── Source excerpt ──
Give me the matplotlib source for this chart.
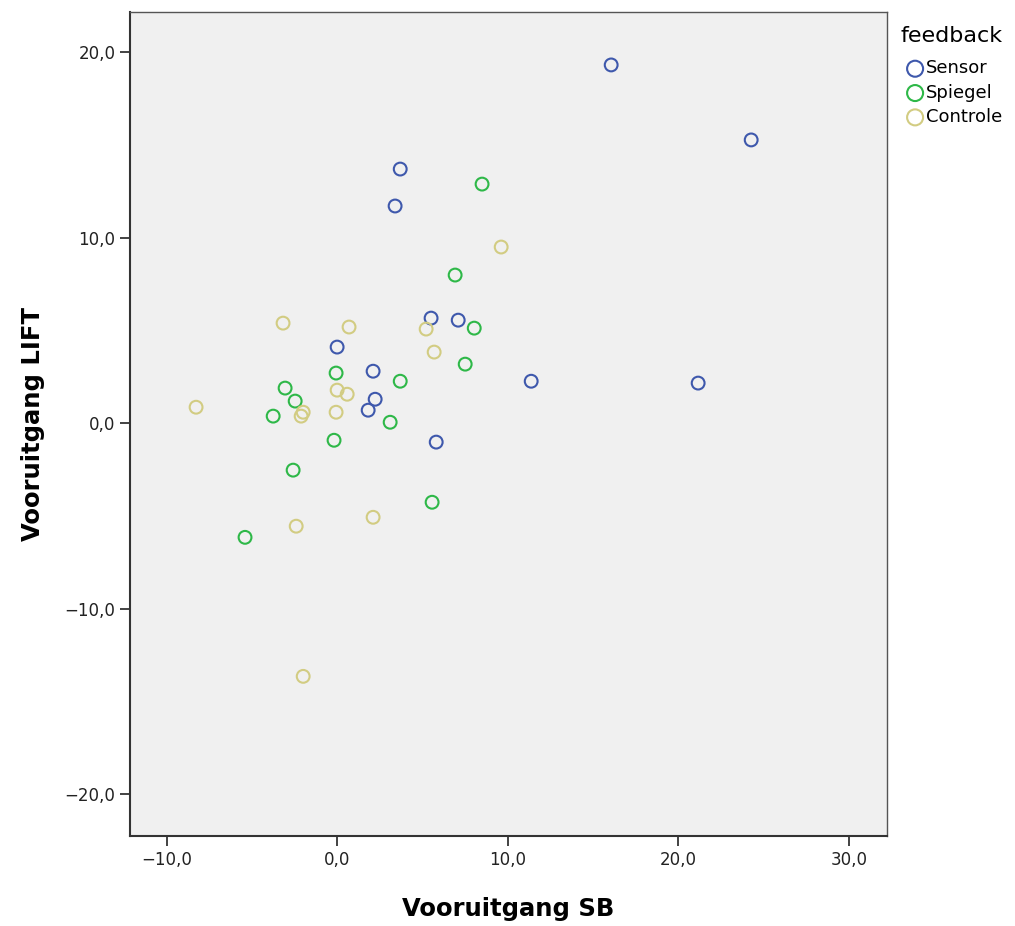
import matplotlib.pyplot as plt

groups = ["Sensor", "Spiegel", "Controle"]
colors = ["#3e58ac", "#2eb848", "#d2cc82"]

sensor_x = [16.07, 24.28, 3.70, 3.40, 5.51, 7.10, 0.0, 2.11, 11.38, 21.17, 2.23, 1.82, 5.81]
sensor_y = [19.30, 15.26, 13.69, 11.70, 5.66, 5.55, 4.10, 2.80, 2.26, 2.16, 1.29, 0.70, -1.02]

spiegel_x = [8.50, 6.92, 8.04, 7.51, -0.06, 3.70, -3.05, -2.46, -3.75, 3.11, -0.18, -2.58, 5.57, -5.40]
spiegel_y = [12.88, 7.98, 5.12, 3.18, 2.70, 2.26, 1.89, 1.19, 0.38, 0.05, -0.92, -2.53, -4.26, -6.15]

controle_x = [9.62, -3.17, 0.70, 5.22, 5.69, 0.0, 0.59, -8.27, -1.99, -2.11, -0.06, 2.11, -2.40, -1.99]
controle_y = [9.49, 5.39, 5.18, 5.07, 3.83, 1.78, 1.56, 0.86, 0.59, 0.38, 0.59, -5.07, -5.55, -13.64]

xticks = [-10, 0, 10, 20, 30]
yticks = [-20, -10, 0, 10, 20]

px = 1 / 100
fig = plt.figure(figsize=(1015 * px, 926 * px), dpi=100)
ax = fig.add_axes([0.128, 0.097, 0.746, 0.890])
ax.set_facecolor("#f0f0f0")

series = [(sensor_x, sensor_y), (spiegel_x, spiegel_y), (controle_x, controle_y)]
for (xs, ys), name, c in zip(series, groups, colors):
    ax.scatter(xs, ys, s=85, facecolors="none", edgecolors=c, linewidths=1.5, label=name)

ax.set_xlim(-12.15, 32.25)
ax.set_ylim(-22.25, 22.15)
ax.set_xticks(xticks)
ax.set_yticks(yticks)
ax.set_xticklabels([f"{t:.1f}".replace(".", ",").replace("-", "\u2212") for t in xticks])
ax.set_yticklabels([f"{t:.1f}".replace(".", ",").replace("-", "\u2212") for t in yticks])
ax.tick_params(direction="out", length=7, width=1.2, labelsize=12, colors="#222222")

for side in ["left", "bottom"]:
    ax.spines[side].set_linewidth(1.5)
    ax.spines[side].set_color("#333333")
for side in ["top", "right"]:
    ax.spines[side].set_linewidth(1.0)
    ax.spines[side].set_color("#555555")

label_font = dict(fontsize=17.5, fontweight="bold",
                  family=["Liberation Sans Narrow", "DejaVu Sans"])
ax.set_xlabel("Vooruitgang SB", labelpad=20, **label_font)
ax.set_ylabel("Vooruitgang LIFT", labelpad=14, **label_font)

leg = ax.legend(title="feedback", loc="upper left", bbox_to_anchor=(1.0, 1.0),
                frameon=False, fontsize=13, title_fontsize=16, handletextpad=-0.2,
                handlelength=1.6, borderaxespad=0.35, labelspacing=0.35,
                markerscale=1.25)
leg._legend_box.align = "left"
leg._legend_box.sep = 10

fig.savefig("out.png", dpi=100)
───
Stated goal → Extract the full listing exactly, with the pictures left out.

Task response →
Give me the matplotlib source for this chart.
import matplotlib.pyplot as plt

groups = ["Sensor", "Spiegel", "Controle"]
colors = ["#3e58ac", "#2eb848", "#d2cc82"]

sensor_x = [16.07, 24.28, 3.70, 3.40, 5.51, 7.10, 0.0, 2.11, 11.38, 21.17, 2.23, 1.82, 5.81]
sensor_y = [19.30, 15.26, 13.69, 11.70, 5.66, 5.55, 4.10, 2.80, 2.26, 2.16, 1.29, 0.70, -1.02]

spiegel_x = [8.50, 6.92, 8.04, 7.51, -0.06, 3.70, -3.05, -2.46, -3.75, 3.11, -0.18, -2.58, 5.57, -5.40]
spiegel_y = [12.88, 7.98, 5.12, 3.18, 2.70, 2.26, 1.89, 1.19, 0.38, 0.05, -0.92, -2.53, -4.26, -6.15]

controle_x = [9.62, -3.17, 0.70, 5.22, 5.69, 0.0, 0.59, -8.27, -1.99, -2.11, -0.06, 2.11, -2.40, -1.99]
controle_y = [9.49, 5.39, 5.18, 5.07, 3.83, 1.78, 1.56, 0.86, 0.59, 0.38, 0.59, -5.07, -5.55, -13.64]

xticks = [-10, 0, 10, 20, 30]
yticks = [-20, -10, 0, 10, 20]

px = 1 / 100
fig = plt.figure(figsize=(1015 * px, 926 * px), dpi=100)
ax = fig.add_axes([0.128, 0.097, 0.746, 0.890])
ax.set_facecolor("#f0f0f0")

series = [(sensor_x, sensor_y), (spiegel_x, spiegel_y), (controle_x, controle_y)]
for (xs, ys), name, c in zip(series, groups, colors):
    ax.scatter(xs, ys, s=85, facecolors="none", edgecolors=c, linewidths=1.5, label=name)

ax.set_xlim(-12.15, 32.25)
ax.set_ylim(-22.25, 22.15)
ax.set_xticks(xticks)
ax.set_yticks(yticks)
ax.set_xticklabels([f"{t:.1f}".replace(".", ",").replace("-", "\u2212") for t in xticks])
ax.set_yticklabels([f"{t:.1f}".replace(".", ",").replace("-", "\u2212") for t in yticks])
ax.tick_params(direction="out", length=7, width=1.2, labelsize=12, colors="#222222")

for side in ["left", "bottom"]:
    ax.spines[side].set_linewidth(1.5)
    ax.spines[side].set_color("#333333")
for side in ["top", "right"]:
    ax.spines[side].set_linewidth(1.0)
    ax.spines[side].set_color("#555555")

label_font = dict(fontsize=17.5, fontweight="bold",
                  family=["Liberation Sans Narrow", "DejaVu Sans"])
ax.set_xlabel("Vooruitgang SB", labelpad=20, **label_font)
ax.set_ylabel("Vooruitgang LIFT", labelpad=14, **label_font)

leg = ax.legend(title="feedback", loc="upper left", bbox_to_anchor=(1.0, 1.0),
                frameon=False, fontsize=13, title_fontsize=16, handletextpad=-0.2,
                handlelength=1.6, borderaxespad=0.35, labelspacing=0.35,
                markerscale=1.25)
leg._legend_box.align = "left"
leg._legend_box.sep = 10

fig.savefig("out.png", dpi=100)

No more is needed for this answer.